Throughout the next few weeks, Jason continued to come faithfully every Thursday night. Through continued conversations, a friendship began to develop. One Friday in early December, Jason decided to show up at our offices to see if we could help him with some basic needs and give some guidance in replacing his license. We were able to get him a shower, and afterwards he had a glow, saying, “I feel like a person again.” That day, Pastor Terry, the pastor of Sonshine Fellowship Church, lead Jason in a prayer of salvation.

Every morning we have an hour of prayer at our offices, and we invited Jason to start joining us for it. He began to come to our offices every single day to connect with God, to give himself structure, to keep himself busy, and to give us a hand wherever needed. From helping to get mass mailers together to delivering food to families in the community, he was able to be a blessing to others while being at a very dark place in his own life.

The amazing part of what we get to do at CityBeat is building deep relationships with the people we serve. Jason was not just a homeless guy who we gave a hat, a granola bar, and a quick prayer. He is a friend, he is a brother in Christ, he is someone who has been placed in our path for such a time as this. While he was grateful for the food and the clothes and the toiletries, he kept coming back daily for the discipleship, the encouragement, and the community who was willing to stand beside him, challenge him, and lift him up during some of the darkest days of his life. For our team, that meant bringing him along for our Christmas plans, sharing meals in our homes, watching football games together, and even letting him stay on campus at our offices after a trust had been built.
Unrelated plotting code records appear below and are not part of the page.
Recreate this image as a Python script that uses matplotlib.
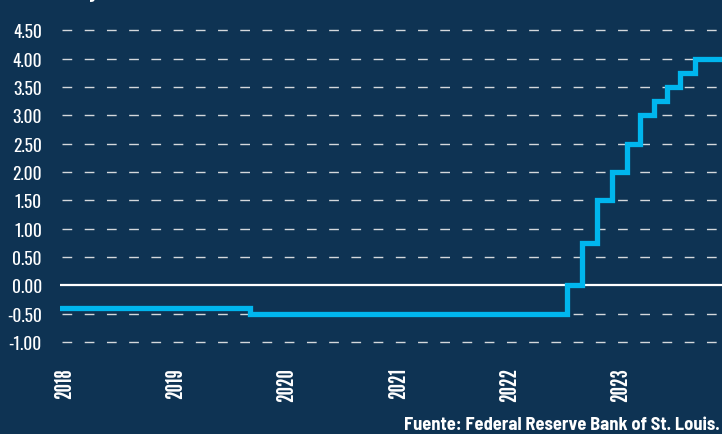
import matplotlib
matplotlib.use("Agg")
import matplotlib.pyplot as plt
import matplotlib.dates as mdates
import matplotlib.transforms as mtransforms
import numpy as np

# ---- data (ECB deposit facility rate, %) ----
change_dates = ["2018-01-01", "2019-09-18", "2022-07-27", "2022-09-14", "2022-11-02",
                "2022-12-21", "2023-02-08", "2023-03-22", "2023-05-10", "2023-06-21",
                "2023-08-02", "2023-09-20", "2023-12-31"]
rates = [-0.40, -0.50, 0.00, 0.75, 1.50, 2.00, 2.50, 3.00, 3.25, 3.50, 3.75, 4.00, 4.00]
y_ticks = [-1.0, -0.5, 0.0, 0.5, 1.0, 1.5, 2.0, 2.5, 3.0, 3.5, 4.0, 4.5]
x_years = [2018, 2019, 2020, 2021, 2022, 2023]
title = "(Porcentaje)"
source = "Fuente: Federal Reserve Bank of St. Louis."

BG = "#0e3353"
LINE = "#00b6ee"
TICK_FONT = ["Oswald", "DejaVu Sans"]
XTICK_FONT = ["League Gothic", "Oswald", "DejaVu Sans"]
TEXT_FONT = ["Barlow Semi Condensed", "DejaVu Sans"]
plt.rcParams["font.family"] = TEXT_FONT

W, H = 722, 435
fig = plt.figure(figsize=(W / 100, H / 100), dpi=100, facecolor=BG)
ax = fig.add_axes([60 / W, (H - 360) / H, (W - 60) / W, 360 / H])
ax.set_facecolor(BG)
for s in ax.spines.values():
    s.set_visible(False)

dates = np.array(change_dates, dtype="datetime64[D]")
ax.set_xlim(np.datetime64("2018-01-01"), np.datetime64("2023-12-18"))
ax.set_ylim(-1.30, 5.05)

for v in y_ticks:
    if v == 0:
        ax.axhline(0, color="white", lw=1.6, zorder=1)
    else:
        ax.axhline(v, color="#d4d8dc", lw=1.0, dashes=(7, 9), zorder=1,
                   xmin=2 / 662)

ax.step(dates, rates, where="post", color=LINE, lw=3.8, zorder=3,
        solid_capstyle="round", solid_joinstyle="miter")

ax.set_yticks(y_ticks)
ax.set_yticklabels([f"{v:.2f}" for v in y_ticks])
ax.tick_params(axis="y", length=0, pad=13, labelcolor="white", labelsize=12.5)
for t in ax.get_yticklabels():
    t.set_family(TICK_FONT)
    t.set_fontweight("bold")

xt = [np.datetime64(f"{y}-01-01") for y in x_years]
ax.set_xticks(mdates.date2num(xt))
ax.set_xticklabels([str(y) for y in x_years], rotation=90)
ax.tick_params(axis="x", length=0, pad=6, labelcolor="white", labelsize=17)
offset = mtransforms.ScaledTranslation(5 / 100, 0, fig.dpi_scale_trans)
for t in ax.get_xticklabels():
    t.set_family(XTICK_FONT)
    t.set_transform(t.get_transform() + offset)

fig.text(13 / W, 1 + 2.5 / H, title, color="white", fontsize=14, fontweight="bold",
         ha="left", va="baseline")
fig.text(720 / W, 1 - 430 / H, source, color="white", fontsize=13.3,
         fontweight="bold", ha="right", va="baseline")

fig.savefig("out.png", dpi=100, facecolor=BG)
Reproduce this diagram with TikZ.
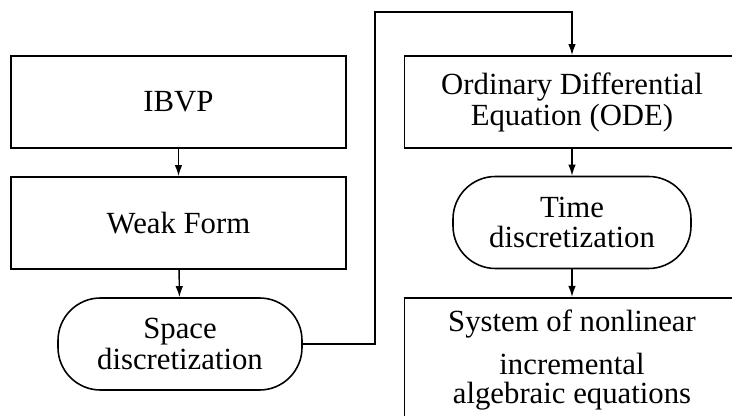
\documentclass[tikz,border=0pt]{standalone}
\usepackage{fontspec}
\setmainfont{Liberation Serif}
\usetikzlibrary{arrows.meta}

\begin{document}
\begin{tikzpicture}[
	block/.style={draw,line width=1pt,minimum width=6.7cm,minimum height=1.84cm,align=center,inner sep=0pt,font=\fontsize{17.5}{17.6}\selectfont},
	stage/.style={draw,line width=0.9pt,rounded corners=0.85cm,minimum height=1.84cm,align=center,inner sep=0pt,font=\fontsize{17.5}{17.6}\selectfont},
	link/.style={-{Latex[length=2.2mm,width=1.5mm]},line width=0.8pt}]
					\useasboundingbox (0,0) rectangle (14.64,8.32);
					\clip (0,0) rectangle (14.64,8.32);
					% space side
					\node[block] (ibvp) at (3.57,6.28) {IBVP};
					\node[block] (weak) at (3.57,3.86) {Weak Form};
					\node[stage,minimum width=4.88cm] (space) at (3.6,1.44) {Space\\discretization};
					% time side
					\node[block] (ode) at (11.44,6.28) {Ordinary Differential\\Equation (ODE)};
					\node[stage,minimum width=4.76cm] (time) at (11.44,3.87) {Time\\discretization};
					\node[block,anchor=north,minimum height=2.5cm] (sys) at (11.44,2.38) {System of nonlinear\\[0.24cm]incremental\\[-0.04cm]algebraic equations};
					\coordinate (turn) at (7.5,8.08);
					\draw[link] (ibvp) -- (weak);
					\draw[link] (weak) -- (space);
					\draw[link] (space.east) -| (turn) -| (ode.north);
					\draw[link] (ode) -- (time);
					\draw[link] (time) -- (sys);
				\end{tikzpicture}
\end{document}
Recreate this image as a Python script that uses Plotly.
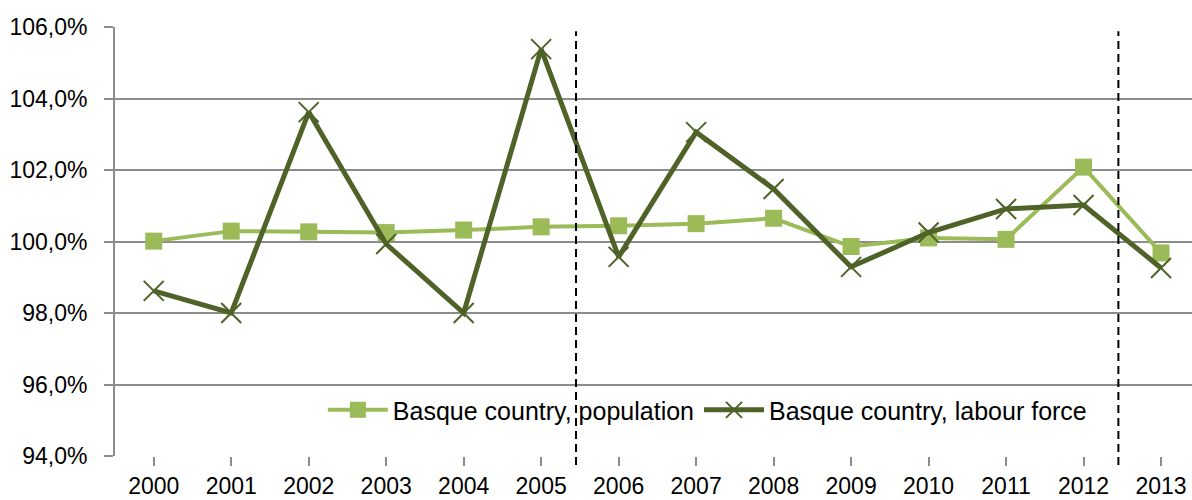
import plotly.graph_objects as go

years = ["2000", "2001", "2002", "2003", "2004", "2005", "2006",
         "2007", "2008", "2009", "2010", "2011", "2012", "2013"]
population = [100.01, 100.29, 100.27, 100.25, 100.32, 100.41, 100.44,
              100.50, 100.65, 99.86, 100.10, 100.06, 102.08, 99.68]
labour_force = [98.62, 98.00, 103.62, 99.93, 98.00, 105.38, 99.57,
                103.06, 101.47, 99.29, 100.25, 100.91, 101.02, 99.26]
y_ticks = [94, 96, 98, 100, 102, 104, 106]
y_tick_labels = ["94,0%", "96,0%", "98,0%", "100,0%", "102,0%", "104,0%", "106,0%"]
break_positions = [5.45, 12.45]

pop_color = "#9BBB59"
lab_color = "#4F6228"
grid_color = "#8C8C8C"
font_family = "Liberation Sans, Arial, sans-serif"

fig = go.Figure()
fig.add_trace(go.Scatter(
    x=list(range(len(years))), y=population, name="Basque country, population",
    mode="lines+markers",
    line=dict(color=pop_color, width=4),
    marker=dict(symbol="square", size=17, color=pop_color),
))
fig.add_trace(go.Scatter(
    x=list(range(len(years))), y=labour_force, name="Basque country, labour force",
    mode="lines+markers",
    line=dict(color=lab_color, width=5),
    marker=dict(symbol="x-thin-open", size=20, line=dict(color=lab_color, width=2)),
))

for bx in break_positions:
    fig.add_shape(type="line", xref="x", yref="paper", x0=bx, x1=bx,
                  y0=-0.021, y1=0.99, layer="above",
                  line=dict(color="black", width=2, dash="8px,5px"))

fig.update_layout(
    width=1192, height=500,
    margin=dict(l=115, r=0, t=27, b=44),
    paper_bgcolor="white", plot_bgcolor="white",
    font=dict(family=font_family, size=23, color="black"),
    showlegend=True,
    legend=dict(orientation="h", x=0.193, y=0.107, xanchor="left", yanchor="middle",
                font=dict(size=25), bgcolor="rgba(0,0,0,0)", itemwidth=60,
                tracegroupgap=0),
    xaxis=dict(
        tickmode="array", tickvals=list(range(len(years))), ticktext=years,
        range=[-0.5, 13.4], showgrid=False, zeroline=False,
        showline=False, ticks="outside", tickson="boundaries",
        ticklen=9, tickwidth=2, tickcolor=grid_color,
        tickfont=dict(size=23),
    ),
    yaxis=dict(
        range=[94, 106], tickmode="array", tickvals=y_ticks, ticktext=y_tick_labels,
        showgrid=True, gridcolor=grid_color, gridwidth=2, zeroline=False,
        showline=True, linecolor=grid_color, linewidth=2,
        ticks="outside", ticklen=9, tickwidth=2, tickcolor=grid_color,
        ticklabelstandoff=12,
        tickfont=dict(size=23),
    ),
)

fig.write_html("out.html", config={"displayModeBar": False},
               post_script="document.body.style.margin='0';document.body.style.overflow='hidden';")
Meeting basic needs is a means to an end, but that should certainly never substitute our desire to see ourselves and others reach wholeness. Wholeness spiritually, physically, mentally, relationally, and emotionally is essential to seeing lives turned around. This type of investment does take time, occasional inconvenience, and disruption to our lives; however, the end result is someone who has not put band-aids on their issues, but has fought to see health at the root of things that have been left unhealed for so long.

Throughout the course of the last few months, it has been amazing to see the transformation in Jason’s life. Today, he decided to commit a season of his life to go into Helping Up Mission in Baltimore. It was bittersweet for us as we have genuinely built a very strong friendship that we have no doubt will be for a lifetime, but we are so proud of him for making this monumental step in his life! Yesterday, he hugged me and told me he loved me, and he said he is ready to see his life restored. He turned down two high paying jobs offers yesterday because he knows that God is calling him to find complete wholeness in Him during this season of his life. Keep Jason in your prayers as he steps into a new journey! We are excited to hear many more stories of restoration as we jump into 2018!